====== Records supplied ======
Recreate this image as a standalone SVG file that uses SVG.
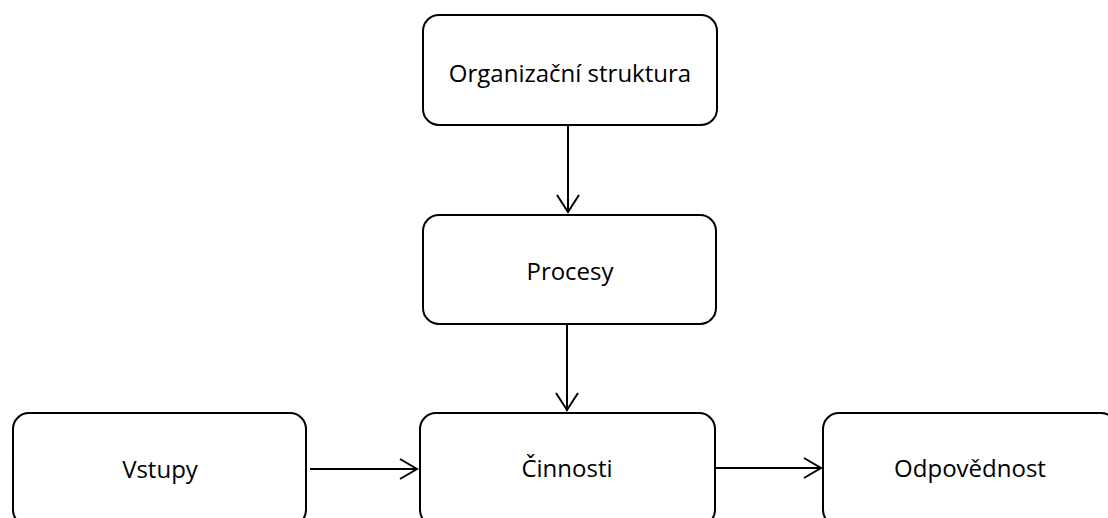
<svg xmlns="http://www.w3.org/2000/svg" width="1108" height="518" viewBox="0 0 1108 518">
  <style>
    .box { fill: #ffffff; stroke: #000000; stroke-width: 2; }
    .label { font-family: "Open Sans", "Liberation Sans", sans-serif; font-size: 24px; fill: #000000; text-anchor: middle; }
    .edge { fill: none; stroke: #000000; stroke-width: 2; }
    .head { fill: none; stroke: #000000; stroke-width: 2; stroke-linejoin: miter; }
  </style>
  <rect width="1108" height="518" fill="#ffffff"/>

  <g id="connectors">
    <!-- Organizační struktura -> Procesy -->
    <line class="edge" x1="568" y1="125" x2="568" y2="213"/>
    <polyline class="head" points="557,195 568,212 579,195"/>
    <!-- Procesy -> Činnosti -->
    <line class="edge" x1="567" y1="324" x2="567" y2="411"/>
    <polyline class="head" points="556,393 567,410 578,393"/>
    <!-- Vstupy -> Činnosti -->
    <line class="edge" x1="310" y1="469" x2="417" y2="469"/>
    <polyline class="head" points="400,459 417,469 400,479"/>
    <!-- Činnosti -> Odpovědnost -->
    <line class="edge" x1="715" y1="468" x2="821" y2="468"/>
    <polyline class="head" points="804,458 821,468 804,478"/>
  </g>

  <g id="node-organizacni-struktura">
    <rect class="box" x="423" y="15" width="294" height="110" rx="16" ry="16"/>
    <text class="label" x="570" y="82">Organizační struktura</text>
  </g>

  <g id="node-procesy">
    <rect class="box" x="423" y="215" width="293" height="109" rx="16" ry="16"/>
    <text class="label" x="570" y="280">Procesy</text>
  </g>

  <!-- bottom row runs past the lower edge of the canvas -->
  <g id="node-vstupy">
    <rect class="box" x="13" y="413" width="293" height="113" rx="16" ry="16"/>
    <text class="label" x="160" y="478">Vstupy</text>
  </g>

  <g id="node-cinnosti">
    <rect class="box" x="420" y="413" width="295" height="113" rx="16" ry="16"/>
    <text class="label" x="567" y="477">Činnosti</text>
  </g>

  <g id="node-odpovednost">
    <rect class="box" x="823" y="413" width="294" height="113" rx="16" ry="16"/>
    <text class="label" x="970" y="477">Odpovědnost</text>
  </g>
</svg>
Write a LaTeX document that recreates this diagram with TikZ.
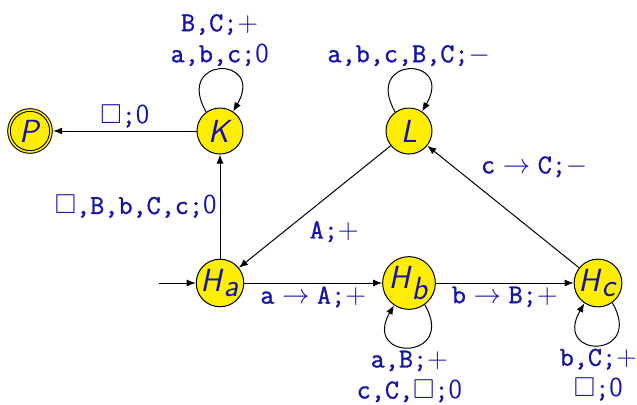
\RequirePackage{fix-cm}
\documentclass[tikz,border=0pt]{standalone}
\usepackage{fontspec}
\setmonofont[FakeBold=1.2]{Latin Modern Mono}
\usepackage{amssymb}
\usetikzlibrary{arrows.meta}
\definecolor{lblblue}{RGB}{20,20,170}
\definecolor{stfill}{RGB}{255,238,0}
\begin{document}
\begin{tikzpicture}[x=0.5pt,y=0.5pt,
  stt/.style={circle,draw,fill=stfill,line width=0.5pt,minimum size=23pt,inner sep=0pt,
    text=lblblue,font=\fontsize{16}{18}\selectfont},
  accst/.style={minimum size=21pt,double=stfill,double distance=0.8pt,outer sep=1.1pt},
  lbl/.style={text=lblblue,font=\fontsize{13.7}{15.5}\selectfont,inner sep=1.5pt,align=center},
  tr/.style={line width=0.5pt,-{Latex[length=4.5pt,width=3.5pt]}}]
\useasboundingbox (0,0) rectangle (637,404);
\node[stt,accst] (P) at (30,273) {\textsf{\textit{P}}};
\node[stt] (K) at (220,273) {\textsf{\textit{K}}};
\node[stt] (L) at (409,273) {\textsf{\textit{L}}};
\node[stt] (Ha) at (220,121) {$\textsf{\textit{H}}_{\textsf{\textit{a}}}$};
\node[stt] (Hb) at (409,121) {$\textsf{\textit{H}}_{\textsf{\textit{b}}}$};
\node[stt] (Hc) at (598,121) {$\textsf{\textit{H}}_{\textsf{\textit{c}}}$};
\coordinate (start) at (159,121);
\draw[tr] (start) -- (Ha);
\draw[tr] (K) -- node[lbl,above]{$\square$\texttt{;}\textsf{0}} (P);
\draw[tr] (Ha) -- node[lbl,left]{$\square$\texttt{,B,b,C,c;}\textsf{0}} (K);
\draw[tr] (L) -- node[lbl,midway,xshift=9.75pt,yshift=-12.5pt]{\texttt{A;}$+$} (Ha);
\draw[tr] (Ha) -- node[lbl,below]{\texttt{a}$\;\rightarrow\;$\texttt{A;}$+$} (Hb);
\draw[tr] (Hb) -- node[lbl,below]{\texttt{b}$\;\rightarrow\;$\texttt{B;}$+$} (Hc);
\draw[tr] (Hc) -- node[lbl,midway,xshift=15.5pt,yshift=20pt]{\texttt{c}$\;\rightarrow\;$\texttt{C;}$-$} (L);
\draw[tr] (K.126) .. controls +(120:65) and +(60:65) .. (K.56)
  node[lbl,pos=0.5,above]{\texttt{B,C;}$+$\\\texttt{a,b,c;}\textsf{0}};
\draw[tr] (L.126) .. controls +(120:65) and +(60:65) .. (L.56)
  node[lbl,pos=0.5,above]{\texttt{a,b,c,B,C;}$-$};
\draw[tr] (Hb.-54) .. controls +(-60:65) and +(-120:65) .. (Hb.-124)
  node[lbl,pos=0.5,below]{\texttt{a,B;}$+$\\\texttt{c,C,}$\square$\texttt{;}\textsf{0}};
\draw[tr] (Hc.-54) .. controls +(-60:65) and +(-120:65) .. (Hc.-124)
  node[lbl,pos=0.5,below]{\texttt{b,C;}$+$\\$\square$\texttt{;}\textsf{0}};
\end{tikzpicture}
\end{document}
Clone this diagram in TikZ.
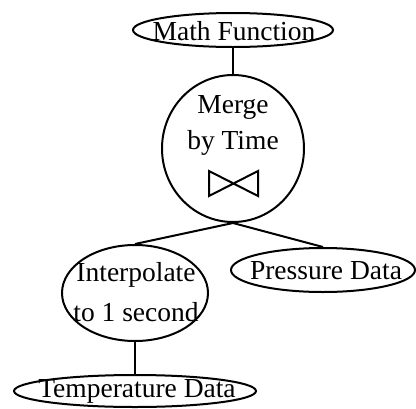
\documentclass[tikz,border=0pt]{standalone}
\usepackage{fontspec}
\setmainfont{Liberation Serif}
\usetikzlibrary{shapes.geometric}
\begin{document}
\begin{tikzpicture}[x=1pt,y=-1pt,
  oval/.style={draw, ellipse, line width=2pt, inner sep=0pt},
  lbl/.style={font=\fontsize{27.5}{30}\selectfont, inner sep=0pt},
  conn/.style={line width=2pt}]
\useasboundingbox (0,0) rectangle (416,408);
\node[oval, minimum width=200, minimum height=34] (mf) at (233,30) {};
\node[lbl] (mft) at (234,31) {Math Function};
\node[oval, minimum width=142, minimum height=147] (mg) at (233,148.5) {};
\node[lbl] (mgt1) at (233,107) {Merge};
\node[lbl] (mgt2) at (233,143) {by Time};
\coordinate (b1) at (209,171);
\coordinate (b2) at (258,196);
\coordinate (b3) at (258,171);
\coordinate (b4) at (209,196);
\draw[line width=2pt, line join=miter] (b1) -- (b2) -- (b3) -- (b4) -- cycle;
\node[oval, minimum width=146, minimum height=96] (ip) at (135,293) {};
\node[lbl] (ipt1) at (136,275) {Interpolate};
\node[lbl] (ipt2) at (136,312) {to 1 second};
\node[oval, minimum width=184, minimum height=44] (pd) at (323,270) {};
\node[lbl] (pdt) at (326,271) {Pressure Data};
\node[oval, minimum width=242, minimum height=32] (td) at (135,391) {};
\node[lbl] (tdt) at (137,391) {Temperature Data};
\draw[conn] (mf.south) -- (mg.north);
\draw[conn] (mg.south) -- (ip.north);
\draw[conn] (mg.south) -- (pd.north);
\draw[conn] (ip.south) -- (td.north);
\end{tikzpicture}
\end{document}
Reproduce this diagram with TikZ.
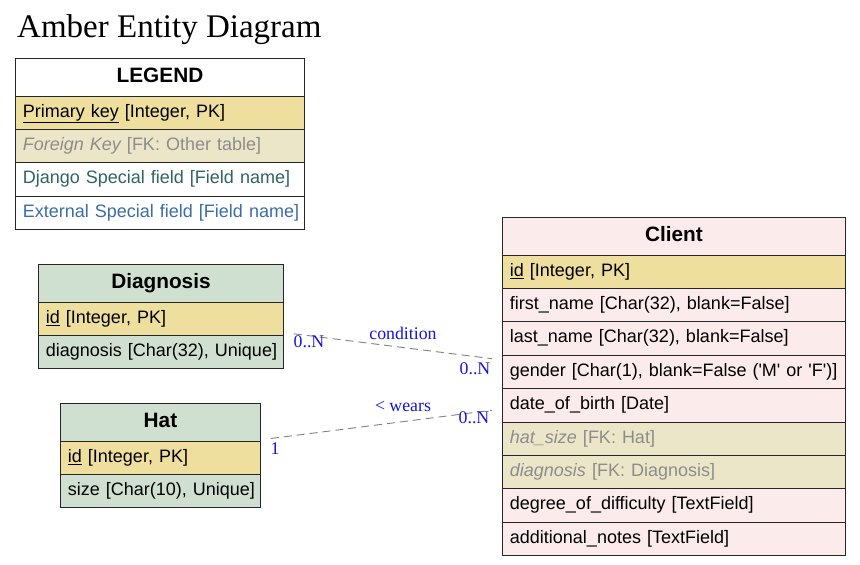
======
*Work instructions*
Copy each line holding the word "diagram" from the listing above.

*Solution*
Write a LaTeX document that recreates this diagram with TikZ.
Clone this diagram in TikZ.
Reproduce this diagram with TikZ.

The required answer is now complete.